Mondale began at a crowded rally with the rock band Soul Asylum in Minneapolis and later began visiting with volunteers doing get-out-the-vote calls. Coleman kicked off his 16-city, 16-hour campaign swing in Mankato with former New York City Mayor Rudy Giuliani.
At the rally in a plaza near Orchestra Hall, Mondale continued the sharp rhetoric seen in the debate, asking "Which Norm are we supposed to remember? Is it the one we heard this morning or the guy who ran the trashiest campaign in American history?" He later called Coleman's campaign against the late Sen. Paul Wellstone "unremittingly mean."
Coleman said he was dismayed at the debate's tone. "Right-wing this and right-wing that," he said at his first stop. "We've got to get away from that tone."

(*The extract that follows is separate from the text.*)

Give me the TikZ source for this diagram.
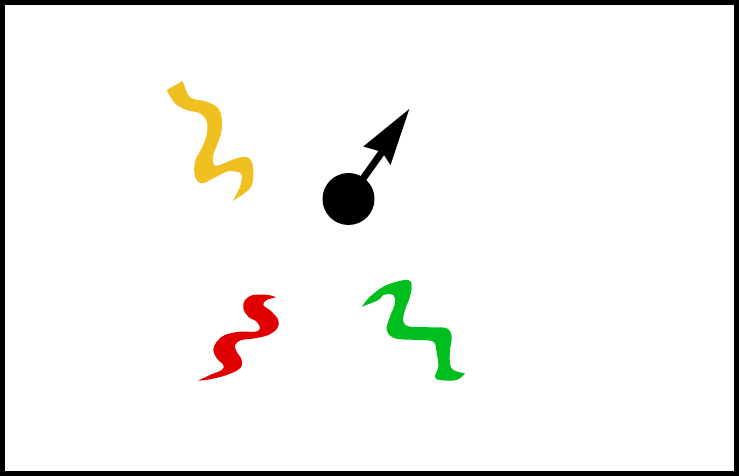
\documentclass[tikz,border=0pt]{standalone}
\begin{document}
\begin{tikzpicture}[x=1pt,y=-1pt,
  frame/.style={draw=black,line width=5pt}]
\definecolor{cyel}{RGB}{240,191,32}
\definecolor{cred}{RGB}{225,0,0}
\definecolor{cgrn}{RGB}{0,190,30}
\useasboundingbox (0,0) rectangle (739,476);
\fill[white] (0,0) rectangle (739,476);
\draw[frame] (2.5,2.5) rectangle (736.5,473.5);
% yellow ribbon
\fill[cyel] plot[smooth,tension=0.6] coordinates {(182.7,81) (184,85) (188.3,95) (193.3,99) (206.7,101.7) (218.3,108.3) (221.7,118.3) (221.7,130) (218.3,141.7) (213.3,155) (214,165) (220,165) (231.7,160) (245,156.7) (251.7,161.7) (253.3,175) (250,188.3) (232.7,201)}
  -- plot[smooth,tension=0.6] coordinates {(232.7,201) (240,186.7) (241.7,175) (236.7,171.7) (226.7,171.7) (213.3,178.3) (201.7,183.3) (195,176.7) (195,161.7) (201.7,148.3) (206.7,135) (206.7,121.7) (200,113.3) (186.7,110) (175,103.3) (166.7,90)} -- cycle;
% red ribbon
\fill[cred] plot[smooth,tension=0.6] coordinates {(276,297.3) (268.3,295) (253.3,295) (245,300) (243.3,308.3) (248.3,316.7) (256.7,321.7) (260,328.3) (255,331.7) (240,331.7) (225,335) (216.7,341.7) (213.3,350) (216.7,358.3) (223.3,365) (221.7,370) (210,375) (198.3,380.7)}
  -- plot[smooth,tension=0.6] coordinates {(198.3,380.7) (210,379.3) (226.7,375) (240,368.3) (241.7,360) (236.7,351.7) (235,345) (241.7,340) (255,338.3) (268.3,335) (277.3,328.3) (278.3,320) (271.7,311.7) (263.3,305) (266.7,300) (276,297.3)} -- cycle;
% green ribbon
\fill[cgrn] plot[smooth,tension=0.6] coordinates {(361.7,306.7) (370,296.7) (383.3,286.7) (396.7,281.7) (408.3,280) (411.7,285) (410,296.7) (405,310) (403.3,321.7) (410,326.7) (430,327.3) (446.7,328.3) (451.7,336.7) (450,350) (450,363.3) (453.3,370) (465,373.3)}
  -- plot[smooth,tension=0.6] coordinates {(465,373.3) (456.7,380) (440,380) (435,376.7) (438.3,366.7) (436.7,353.3) (433.3,341.7) (416.7,340) (395,338.3) (386.7,330) (390,316.7) (395,303.3) (393.3,295) (383.3,295) (378.3,300) (361.7,306.7)} -- cycle;
% black ball with arrow
\node[circle,fill=black,minimum size=52pt,inner sep=0pt] (ball) at (348.5,199) {};
\coordinate (notch) at (382,152);
\coordinate (tip) at (409.3,109);
\draw[line width=7pt] (ball.center) -- (notch);
\fill[black] (tip) -- (363.3,146.5) -- (notch) -- (390.5,165) -- cycle;
\end{tikzpicture}
\end{document}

But by Coleman's third stop he seemed to have set aside such concerns. "I don't think that anybody wants to go back to double-digit inflation, 24 percent interest rates, grain embargoes and hostages in Iran," he told a crowd of about 100 at McCormick's Family Restaurant in Hutchinson.
It was all fitting epilogue to a debate in which Mondale seemed to surprise his opponent with questions about whether Coleman would be independent from the White House, "right wingers," and the corporate-backed interests that have given to his campaign.
For governor candidates, the finish line in sight
On the final day of the 2002 campaign, the Independence Party's drive to keep the governor's office suffered at the hands of its incumbent.
IP candidate Tim Penny pulled the plug on a rally with Gov. Jesse Ventura at the Capitol in St. Paul, scheduled just two hours after Ventura appointed party organizer Dean Barkley as Minnesota's interim U.S. senator.
Penny campaign manager Jack Uldrich said Ventura's timing couldn't have been worse. "It clearly took us off message," he said. "It was not beneficial."
The conflict came just when Penny most needed Ventura. Polls taken last week showed Penny's support slipping and the two major party candidates, Democrat Roger Moe and Republican Tim Pawlenty, declared in recent days the race was now just between them.